A Mea Culpa and A Sad Realization

I have been arguing with some Obama supporters over in the comments section of one of PZ Myers’ posts, and not too long ago, while doing something else entirely, I realized that earlier I had written, and I quote (or, at least, copy and paste):

It would have been really easy to get me to vote for Obama this time around — all it would have taken would have been for Obama to take a stand on even one major piece of legislation (the 2012 NDAA would have been an excellent one, and originally he said he was going to veto it, before once again giving in to the Republicans and signing it) (but let’s face it, by that time, we all knew he was going to do that), and maybe actually make visible efforts to do positive things, instead of declaring defeat before even trying as he did again and again and again and again over the last four years. He wouldn’t even have to succeed, he would just have to give signs that he was actually trying.

I was entirely sincere about that, which is horrifying. I came to the realization a few hours ago that, in effect, this statement is equivalent to:

I would have voted for a man who orders the deaths of random foreigners, most of whom are demonstrably innocent, on a regular basis, provided he pretended he was reluctant about it and occasionally made an ineffectual show of working on something important.

That’s horrifying. I am ashamed of having said it, and I am more ashamed that it is really true. I would have voted for Obama, instead of Jill Stein (as I actually did, so at least I wasn’t that lost to ethics in practice), if he had fulfilled those conditions. Dear everyone: I am sorry for having held your lives in such low regard.

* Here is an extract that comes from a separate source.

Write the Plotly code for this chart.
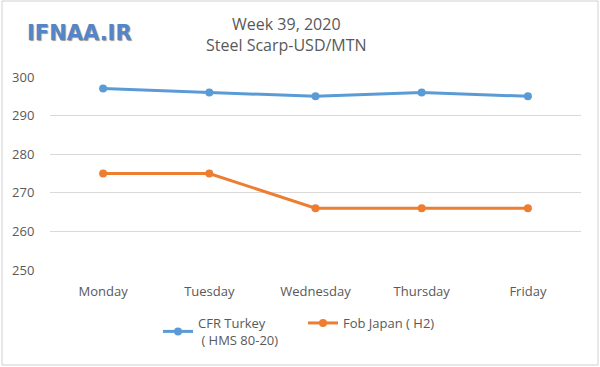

That being said, by using this more blunt phrasing, it has come home to me that 98 or 99 percent of Americans who voted (which is apparently around 60 percent of all registered voters, who in turn make up only around 65 percent of all adult citizens, so we’re talking about somewhere in the neighborhood of 38 percent of eligible Americans) chose to vote for someone who either:

A. Orders the murder of demonstrably innocent foreigners by bombing on a regular basis and who was not only willing to sign into a law a bill which theoretically suspends habeas corpus (the 2012 NDAA*) but has sent people to defend this power from judicial review (this is Obama we’re talking about)

or:

B. Has not technically done any of that, but is an enthusiastic supporter of both, and in fact promised to expand the bombing program (this would be Romney)

*I have seen people claim that Obama had to sign this bill into law in order to get other results. This is not only false — if Obama actually bothered to put effort into things, he would by then have had a long history of sending right-wing bills back with a note saying “I’m not going to sign this nonsense, send me another version without the garbage” and the Republicans would have had to learn to cope with it — but he has since been trying to keep those powers by making the argument that nobody has the standing to challenge it. He didn’t sign that provision into law reluctantly, he signed it deliberately; the reluctance was just an act for the rubes.

The entire primary and campaign process left us with two major parties running candidates who are enthusiastic murderers, and most Americans who bothered to vote chose one of these instead of one of the others. (I have no love for the Libertarians, but at least they didn’t run someone who thinks murder by drone bomb is a good idea.)

And the people arguing with me were telling me that, by rejecting Obama, I was being too perfectionist.

When did American standards for public officials drop to the point where murder is something you just have to learn to accept?

I wish my fellow countrymen wouldn’t keep giving me rhinoceros moments.